Brushless DC Motor Formula

Hello to all.
I want to make a simple speed driver for BLDC motor, But I don't know so much about Brushless DC motor.
I want to control speed of motor under nominal speed by control DC link voltage.What formulas I need for Brushless DC motor to control the speed of motor under nominal speed.
Thank you.

What do you mean by "make"?
Sounds like you think it's a software problem?
Look up Electronic Speed Controls or digital to analog convertors. These are hardware components you need.

Can you say what you are trying to do ?

Else where you have posted a fan speed of 12000 RPM and a power of 350 watts.

Are you trying to build a jet engine ?

Brushless and brushed permanent-magnet motors basically behave the same, no-load speed proportional
to voltage, torque (less friction) proportional to current. With a brushless motor you need correct
commutation for this to be a good approoximation.

MarkT:
Brushless and brushed permanent-magnet motors basically behave the same, no-load speed proportional
to voltage, torque (less friction) proportional to current. With a brushless motor you need correct
commutation for this to be a good approoximation.

Isn't a brushless motor one that is effectively a 3-phase motor and is therefore dependant upon the frequency of the power supplied. This itself may be a simple function of a DC signal applied to the DC-AC driver.

Brushless DC motors with inbuilt frequency generators, such as fans, may well be supply voltage dependant but there will be quite a range of non-linearity at the lower end of the supply voltage since the electronics will require a minimum voltage to activate.
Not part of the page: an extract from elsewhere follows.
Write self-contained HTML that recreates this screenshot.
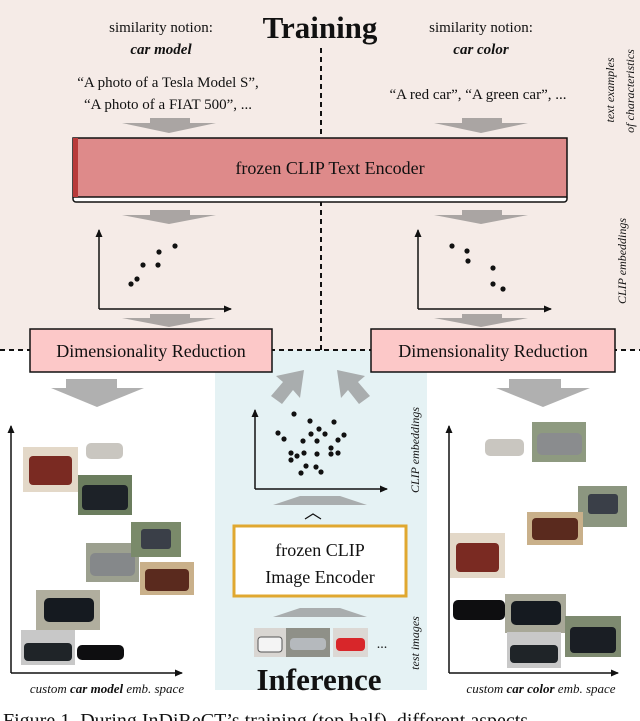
<!DOCTYPE html>
<html><head><meta charset="utf-8"><style>
html,body{margin:0;padding:0;background:#fff;}
svg{display:block;}
text{font-family:"Liberation Serif",serif;fill:#111;}
</style></head><body>
<svg width="640" height="721" viewBox="0 0 640 721" xmlns="http://www.w3.org/2000/svg">
<defs>
<marker id="ah" markerWidth="8" markerHeight="8" refX="7" refY="4" orient="auto" markerUnits="userSpaceOnUse"><path d="M0,0.5 L8,4 L0,7.5 Z" fill="#111"/></marker>
</defs>
<!-- backgrounds -->
<rect x="0" y="0" width="640" height="350" fill="#f5ebe7"/>
<rect x="215" y="350" width="212" height="340" fill="#e5f2f4"/>

<!-- dashed lines -->
<line x1="321" y1="48" x2="321" y2="350" stroke="#111" stroke-width="2" stroke-dasharray="5,4"/>
<line x1="0" y1="350" x2="640" y2="350" stroke="#111" stroke-width="2" stroke-dasharray="5,4"/>

<!-- titles -->
<text x="320" y="38" font-size="31" font-weight="bold" text-anchor="middle">Training</text>
<text x="161" y="32" font-size="15" text-anchor="middle">similarity notion:</text>
<text x="161" y="54" font-size="15" font-weight="bold" font-style="italic" text-anchor="middle">car model</text>
<text x="481" y="32" font-size="15" text-anchor="middle">similarity notion:</text>
<text x="481" y="54" font-size="15" font-weight="bold" font-style="italic" text-anchor="middle">car color</text>
<text x="168" y="87" font-size="15" text-anchor="middle">“A photo of a Tesla Model S”,</text>
<text x="168" y="109" font-size="15" text-anchor="middle">“A photo of a FIAT 500”, ...</text>
<text x="478" y="99" font-size="15" text-anchor="middle">“A red car”, “A green car”, ...</text>

<!-- side labels -->
<text transform="translate(614,90) rotate(-90)" font-size="12" font-style="italic" text-anchor="middle">text examples</text>
<text transform="translate(634,91) rotate(-90)" font-size="12" font-style="italic" text-anchor="middle">of characteristics</text>
<text transform="translate(626,261) rotate(-90)" font-size="12" font-style="italic" text-anchor="middle">CLIP embeddings</text>
<text transform="translate(419,450) rotate(-90)" font-size="12" font-style="italic" text-anchor="middle">CLIP embeddings</text>
<text transform="translate(419,643) rotate(-90)" font-size="12" font-style="italic" text-anchor="middle">test images</text>

<!-- gray arrows down (top) -->
<g fill="#aaa5a3">
<polygon points="150,118 190,118 190,123 216,123 169,133 122,123 150,123"/>
<polygon points="462,118 502,118 502,123 528,123 481,133 434,123 462,123"/>
<polygon points="150,210 190,210 190,215 216,215 169,224 122,215 150,215"/>
<polygon points="462,210 502,210 502,215 528,215 481,224 434,215 462,215"/>
<polygon points="150,314 190,314 190,318 216,318 169,327 122,318 150,318"/>
<polygon points="462,314 502,314 502,318 528,318 481,327 434,318 462,318"/>
</g>

<!-- text encoder -->
<rect x="73" y="195" width="494" height="7" rx="3" fill="#fff" stroke="#111" stroke-width="1.5"/>
<rect x="73" y="138" width="494" height="59" fill="#de8a8a" stroke="#111" stroke-width="1.5"/>
<rect x="73" y="138" width="5" height="59" fill="#b83a3a"/>
<text x="330" y="174" font-size="18" text-anchor="middle">frozen CLIP Text Encoder</text>

<!-- top plots -->
<g stroke="#111" stroke-width="1.5" fill="none">
<path d="M99,309 L99,230" marker-end="url(#ah)"/>
<path d="M99,309 L231,309" marker-end="url(#ah)"/>
<path d="M418,309 L418,230" marker-end="url(#ah)"/>
<path d="M418,309 L551,309" marker-end="url(#ah)"/>
</g>
<g fill="#111">
<circle cx="131" cy="284" r="2.6"/><circle cx="137" cy="279" r="2.6"/><circle cx="143" cy="265" r="2.6"/><circle cx="158" cy="265" r="2.6"/><circle cx="159" cy="252" r="2.6"/><circle cx="175" cy="246" r="2.6"/>
<circle cx="452" cy="246" r="2.6"/><circle cx="467" cy="251" r="2.6"/><circle cx="468" cy="261" r="2.6"/><circle cx="493" cy="268" r="2.6"/><circle cx="493" cy="284" r="2.6"/><circle cx="503" cy="289" r="2.6"/>
</g>

<!-- dim reduction boxes -->
<rect x="30" y="329" width="242" height="43" fill="#fcc8c8" stroke="#111" stroke-width="1.5"/>
<text x="151" y="357" font-size="18" text-anchor="middle">Dimensionality Reduction</text>
<rect x="371" y="329" width="244" height="43" fill="#fcc8c8" stroke="#111" stroke-width="1.5"/>
<text x="493" y="357" font-size="18" text-anchor="middle">Dimensionality Reduction</text>

<!-- big down arrows -->
<g fill="#b0b0b0">
<polygon points="66,379 117,379 117,388 144,388 97,407 51,388 66,388"/>
<polygon points="509,379 561,379 561,388 590,388 543,407 496,388 509,388"/>
</g>
<!-- up diagonal arrows -->
<g fill="#a9adae">
<polygon points="304,370 300,398 293,390 282,404 271,396 283,382 276,376"/>
<polygon points="337,370 365,376 358,382 370,396 359,404 348,390 341,398"/>
<polygon points="273,505 300,496 340,496 367,505"/>
<polygon points="273,617 300,608 340,608 367,617"/>
</g>

<!-- inference scatter -->
<g stroke="#111" stroke-width="1.5" fill="none">
<path d="M255,489 L255,410" marker-end="url(#ah)"/>
<path d="M255,489 L387,489" marker-end="url(#ah)"/>
</g>
<g fill="#111">
<circle cx="294" cy="414" r="2.6"/><circle cx="310" cy="421" r="2.6"/><circle cx="334" cy="422" r="2.6"/><circle cx="278" cy="433" r="2.6"/><circle cx="284" cy="439" r="2.6"/><circle cx="311" cy="434" r="2.6"/><circle cx="319" cy="429" r="2.6"/><circle cx="325" cy="434" r="2.6"/><circle cx="344" cy="435" r="2.6"/><circle cx="303" cy="441" r="2.6"/><circle cx="317" cy="441" r="2.6"/><circle cx="338" cy="440" r="2.6"/><circle cx="291" cy="453" r="2.6"/><circle cx="297" cy="456" r="2.6"/><circle cx="304" cy="453" r="2.6"/><circle cx="317" cy="454" r="2.6"/><circle cx="331" cy="448" r="2.6"/><circle cx="331" cy="454" r="2.6"/><circle cx="338" cy="453" r="2.6"/><circle cx="291" cy="460" r="2.6"/><circle cx="306" cy="466" r="2.6"/><circle cx="316" cy="467" r="2.6"/><circle cx="301" cy="473" r="2.6"/><circle cx="321" cy="472" r="2.6"/>
</g>
<path d="M305,519 L313,514 L321,519" stroke="#111" stroke-width="1.2" fill="none"/>

<!-- image encoder -->
<rect x="234" y="526" width="172" height="70" fill="#fff" stroke="#e0a830" stroke-width="3"/>
<text x="320" y="556" font-size="18" text-anchor="middle">frozen CLIP</text>
<text x="320" y="583" font-size="18" text-anchor="middle">Image Encoder</text>

<!-- test images -->
<rect x="254" y="628" width="32" height="29" fill="#d9d6d2"/><rect x="258" y="637" width="24" height="15" rx="3" fill="#f4f4f4" stroke="#555"/>
<rect x="286" y="628" width="44" height="29" fill="#8f9088"/><rect x="290" y="638" width="36" height="12" rx="4" fill="#b5b9bd"/>
<rect x="333" y="628" width="35" height="29" fill="#dcd8d4"/><rect x="336" y="638" width="29" height="13" rx="4" fill="#d8262a"/>
<text x="382" y="648" font-size="14" text-anchor="middle">...</text>

<text x="319" y="690" font-size="31" font-weight="bold" text-anchor="middle">Inference</text>

<!-- bottom axes -->
<g stroke="#111" stroke-width="1.5" fill="none">
<path d="M11,673 L11,426" marker-end="url(#ah)"/>
<path d="M11,673 L182,673" marker-end="url(#ah)"/>
<path d="M449,673 L449,426" marker-end="url(#ah)"/>
<path d="M449,673 L618,673" marker-end="url(#ah)"/>
</g>

<!-- left car images -->
<g>
<rect x="23" y="447" width="55" height="45" fill="#e3d8c8"/><rect x="29" y="456" width="43" height="29" rx="4" fill="#7a2a22"/>
<rect x="83" y="440" width="42" height="21" fill="#fff"/><rect x="86" y="443" width="37" height="16" rx="5" fill="#c9c6c0"/>
<rect x="78" y="475" width="54" height="40" fill="#6b7d5e"/><rect x="82" y="485" width="46" height="25" rx="4" fill="#1d2228"/>
<rect x="86" y="543" width="53" height="39" fill="#9ca08f"/><rect x="90" y="553" width="45" height="23" rx="5" fill="#85888a"/>
<rect x="131" y="522" width="50" height="35" fill="#7a8a6a"/><rect x="141" y="529" width="30" height="20" rx="3" fill="#3a3f48"/>
<rect x="140" y="562" width="54" height="33" fill="#c9b08a"/><rect x="145" y="569" width="44" height="22" rx="4" fill="#5a2a1e"/>
<rect x="36" y="590" width="64" height="40" fill="#b0ae9e"/><rect x="44" y="598" width="50" height="24" rx="5" fill="#151a20"/>
<rect x="21" y="630" width="54" height="35" fill="#c8c8c8"/><rect x="24" y="643" width="48" height="18" rx="4" fill="#1f2428"/>
<rect x="75" y="640" width="50" height="23" fill="#fff"/><rect x="77" y="645" width="47" height="15" rx="5" fill="#0e0e10"/>
</g>
<!-- right car images -->
<g>
<rect x="483" y="436" width="42" height="22" fill="#fff"/><rect x="485" y="439" width="39" height="17" rx="5" fill="#c9c6c0"/>
<rect x="532" y="422" width="54" height="40" fill="#8e9a80"/><rect x="537" y="433" width="45" height="22" rx="5" fill="#8a8c8e"/>
<rect x="578" y="486" width="49" height="41" fill="#8c9680"/><rect x="588" y="494" width="30" height="20" rx="3" fill="#3a3f48"/>
<rect x="527" y="512" width="56" height="33" fill="#c9b08a"/><rect x="532" y="518" width="46" height="22" rx="4" fill="#5a2a1e"/>
<rect x="450" y="533" width="55" height="45" fill="#e3d8c8"/><rect x="456" y="543" width="43" height="29" rx="4" fill="#7a2a22"/>
<rect x="453" y="600" width="52" height="20" rx="5" fill="#0e0e10"/>
<rect x="505" y="594" width="61" height="39" fill="#a8a898"/><rect x="511" y="601" width="50" height="24" rx="5" fill="#151a20"/>
<rect x="507" y="632" width="54" height="36" fill="#c8c8c8"/><rect x="510" y="645" width="48" height="18" rx="4" fill="#1f2428"/>
<rect x="565" y="616" width="56" height="41" fill="#7e8a70"/><rect x="570" y="627" width="46" height="26" rx="4" fill="#1a1e24"/>
</g>

<!-- captions -->
<text x="107" y="693" font-size="13" text-anchor="middle"><tspan font-style="italic">custom </tspan><tspan font-weight="bold" font-style="italic">car model</tspan><tspan font-style="italic"> emb. space</tspan></text>
<text x="541" y="693" font-size="13" text-anchor="middle"><tspan font-style="italic">custom </tspan><tspan font-weight="bold" font-style="italic">car color</tspan><tspan font-style="italic"> emb. space</tspan></text>
<text x="3" y="727" font-size="20">Figure 1.  During InDiReCT’s training (top half), different aspects</text>
</svg>
</body></html>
A brushless motor can be driven with an open-loop control system as jackrae mentioned but without the controller knowing the rotor position everything will break down when the load changes. It will spin but lose sync as soon as any force is applied.

As soon as anything were to slow down the motor ( mechanical load ) the "frequency generator" would have to compensate.

Even simple computer fans have either hall sensors or use back-emf to determine rotor position for proper commutation. Normally the driver circuitry is on a small pcb in the hub of the fan itself.

jackrae:
Isn't a brushless motor one that is effectively a 3-phase motor and is therefore dependant upon the frequency of the power supplied. This itself may be a simple function of a DC signal applied to the DC-AC driver.

No, because you are commutating. Hence my comment about correct commutation above. The power
supplied is DC to the motor driver anyway!

Commutating is the terminology for switching the DC supply into discrete phases (generally 3 on an RC out-runner motor) to excite the stator poles in turn. The PM rotor then rotates endeavouring to sync with this "rotating" flux field.

3-phase BLDCs have 6 phases, not 3. DC brushed motors commutate mechanically.